The nation’s largest cigarette makers and prosecutors have met secretly at least once with a court-appointed mediator in an effort to reach a settlement of the government’s civil fraud and racketeering case against the companies, The Wall Street Journal reported Tuesday.
/ Source: The Associated Press

The nation’s largest cigarette makers and prosecutors have met secretly at least once with a court-appointed mediator in an effort to reach a settlement of the government’s civil fraud and racketeering case against the companies, The Wall Street Journal reported Tuesday.

The case is in its sixth month of trial in Washington, D.C., but the newspaper said U.S. District Judge Gladys Kessler had privately encouraged both sides to reach a settlement.
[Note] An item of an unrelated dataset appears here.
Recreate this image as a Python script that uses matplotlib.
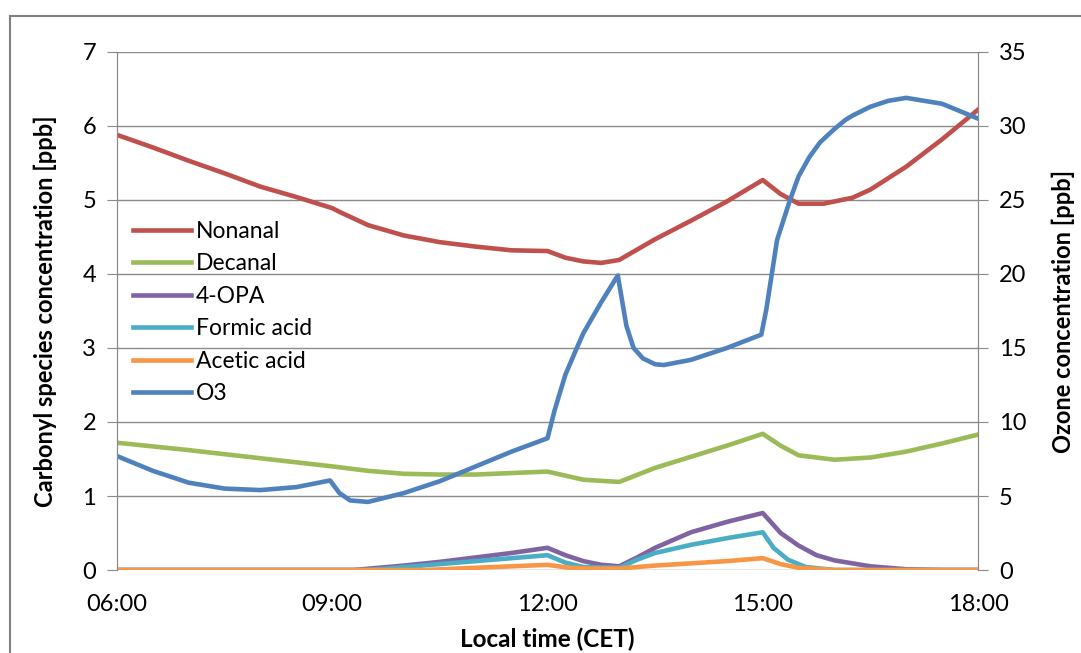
import numpy as np
import matplotlib.pyplot as plt
from matplotlib.patches import Rectangle

plt.rcParams['font.family'] = ['Lato', 'DejaVu Sans']

# hours (local time), values in ppb
t_nonanal = [6, 6.5, 7, 7.5, 8, 8.5, 9, 9.1, 9.5, 10, 10.5, 11, 11.5, 12, 12.25, 12.5, 12.75, 13,
             13.5, 14, 14.5, 15, 15.25, 15.5, 15.85, 16.25, 16.5, 17, 17.5, 18]
nonanal = [5.88, 5.71, 5.53, 5.36, 5.18, 5.04, 4.89, 4.84, 4.66, 4.52, 4.43, 4.37, 4.32, 4.31, 4.22,
           4.17, 4.15, 4.19, 4.47, 4.72, 4.98, 5.27, 5.08, 4.95, 4.95, 5.03, 5.14, 5.45, 5.82, 6.22]

t_decanal = [6, 7, 8, 9, 9.5, 10, 10.5, 11, 11.5, 12, 12.5, 13, 13.5, 14, 14.5, 15, 15.25, 15.5,
             16, 16.5, 17, 17.5, 18]
decanal = [1.72, 1.62, 1.51, 1.40, 1.34, 1.30, 1.29, 1.29, 1.31, 1.33, 1.22, 1.19, 1.38, 1.53,
           1.68, 1.84, 1.68, 1.55, 1.49, 1.52, 1.60, 1.71, 1.83]

t_opa = [6, 9.3, 10, 10.5, 11, 11.5, 12, 12.25, 12.5, 12.75, 13, 13.25, 13.5, 14, 14.5, 15, 15.25,
         15.5, 15.75, 16, 16.5, 17, 17.5, 18]
opa = [0, 0, 0.06, 0.11, 0.17, 0.23, 0.30, 0.20, 0.12, 0.07, 0.05, 0.17, 0.30, 0.51, 0.65, 0.77,
       0.50, 0.33, 0.20, 0.13, 0.05, 0.01, 0, 0]

t_formic = [6, 9.5, 10, 10.5, 11, 11.5, 12, 12.25, 12.5, 13, 13.25, 13.5, 14, 14.5, 15, 15.15,
            15.35, 15.6, 16, 18]
formic = [0, 0, 0.04, 0.08, 0.12, 0.16, 0.20, 0.10, 0.04, 0.03, 0.14, 0.23, 0.34, 0.43, 0.51, 0.30,
          0.14, 0.04, 0, 0]

t_acetic = [6, 10.3, 11, 11.5, 12, 12.3, 12.6, 13, 13.5, 14, 14.5, 15, 15.25, 15.5, 16, 18]
acetic = [0, 0, 0.03, 0.05, 0.07, 0.03, 0.02, 0.02, 0.06, 0.09, 0.12, 0.16, 0.08, 0.03, 0, 0]

t_o3 = [6, 6.5, 7, 7.5, 8, 8.5, 8.97, 9.1, 9.25, 9.5, 10, 10.5, 11, 11.5, 12, 12.1, 12.25, 12.4,
        12.5, 12.75, 12.98, 13.1, 13.2, 13.33, 13.5, 13.62, 14, 14.5, 14.98, 15.05, 15.2, 15.38,
        15.5, 15.65, 15.8, 16, 16.15, 16.25, 16.5, 16.75, 17, 17.5, 18]
o3 = [7.7, 6.7, 5.9, 5.5, 5.4, 5.6, 6.05, 5.2, 4.7, 4.6, 5.2, 6.0, 7.0, 8.0, 8.9, 10.8, 13.2, 14.9,
      16.0, 18.1, 19.9, 16.5, 15.0, 14.3, 13.9, 13.85, 14.2, 15.0, 15.9, 17.6, 22.3, 25.0, 26.6,
      27.9, 28.9, 29.8, 30.4, 30.7, 31.3, 31.7, 31.9, 31.5, 30.5]

xticks = [6, 9, 12, 15, 18]
xlabels = ['06:00', '09:00', '12:00', '15:00', '18:00']

grey = '#8a8a8a'
lw = 3.3

fig = plt.figure(figsize=(10.81, 6.53), dpi=100)
ax = fig.add_axes([0.1082, 0.1271, 0.7965, 0.7933])
ax2 = ax.twinx()

l1, = ax.plot(t_nonanal, nonanal, color='#C0504D', lw=lw, label='Nonanal')
l2, = ax.plot(t_decanal, decanal, color='#9BBB59', lw=lw, label='Decanal')
l3, = ax.plot(t_opa, opa, color='#8064A2', lw=lw, label='4-OPA')
l4, = ax.plot(t_formic, formic, color='#4BACC6', lw=lw, label='Formic acid')
l5, = ax.plot(t_acetic, acetic, color='#F79646', lw=lw, label='Acetic acid')
l6, = ax2.plot(t_o3, o3, color='#4F81BD', lw=lw, label='O3')

ax.set_xlim(6, 18)
ax.set_ylim(0, 7)
ax2.set_ylim(0, 35)
ax.set_yticks(range(0, 8))
ax2.set_yticks(range(0, 36, 5))
ax.set_xticks(xticks)
ax.set_xticklabels(xlabels)

ax.grid(axis='y', color=grey, lw=1)
ax.set_axisbelow(True)
for a in (ax, ax2):
    for s in a.spines.values():
        s.set_color(grey)
    a.spines['top'].set_visible(False)
    a.spines['bottom'].set_visible(False)
ax.tick_params(axis='y', length=7, color=grey, labelsize=17, pad=8)
ax2.tick_params(axis='y', length=7, color=grey, labelsize=17, pad=8)
ax.tick_params(axis='x', length=0, labelsize=17, pad=17)

ax.set_ylabel('Carbonyl species concentration [ppb]', fontsize=17, fontweight='bold', labelpad=18)
ax2.set_ylabel('Ozone concentration [ppb]', fontsize=17, fontweight='bold', labelpad=18)
ax.set_xlabel('Local time (CET)', fontsize=17.5, fontweight='bold', labelpad=9)

ax2.legend(handles=[l1, l2, l3, l4, l5, l6], loc='upper left', bbox_to_anchor=(-0.005, 0.714),
           frameon=False, fontsize=16.5, handlelength=2.5, handletextpad=0.22, labelspacing=0.5)

fig.patches.append(Rectangle((10 / 1081, -0.1), 1.2, 1.1 - 16 / 653, transform=fig.transFigure,
                             fill=False, edgecolor='#808080', lw=1.5))

fig.savefig('out.png', dpi=100)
The Journal cited unidentified people close to the case.

The talks follow a ruling last month by a federal appeals court narrowed the remedies available to the government in the case.

The government had been seeking an order that the cigarette makers disgorge $280 billion in profit allegedly earned from smokers who took up the habit before age 21. The appeals court ruled that disgorgement of profits should be off the table.

The Journal said the two sides have met at least once, since the appeals-court ruling, with the mediator, Eric Green, a Boston University professor, but it couldn’t be determined whether progress was made. It said the parties are expected to meet again.

The Journal said the Justice Department and the mediator declined comment as did the tobacco makers. The companies include Altria Group Inc.’s Philip Morris USA, the nation’s largest cigarette maker; R.J. Reynolds Tobacco Holdings Inc., which recently merged with Brown & Williamson to form Reynolds American Inc.; Vector Group Ltd.’s Liggett Group Inc.; and Loews Corp.’s Lorillard Inc.

The government’s case against the cigarette makers was announced in 1999 and the trial has been going on for six months.

The federal suit is separate from the $206 billion settlement struck in 1998 between the tobacco industry and 46 states and Washington, D.C. The four other states settled earlier for a total of about $40 million.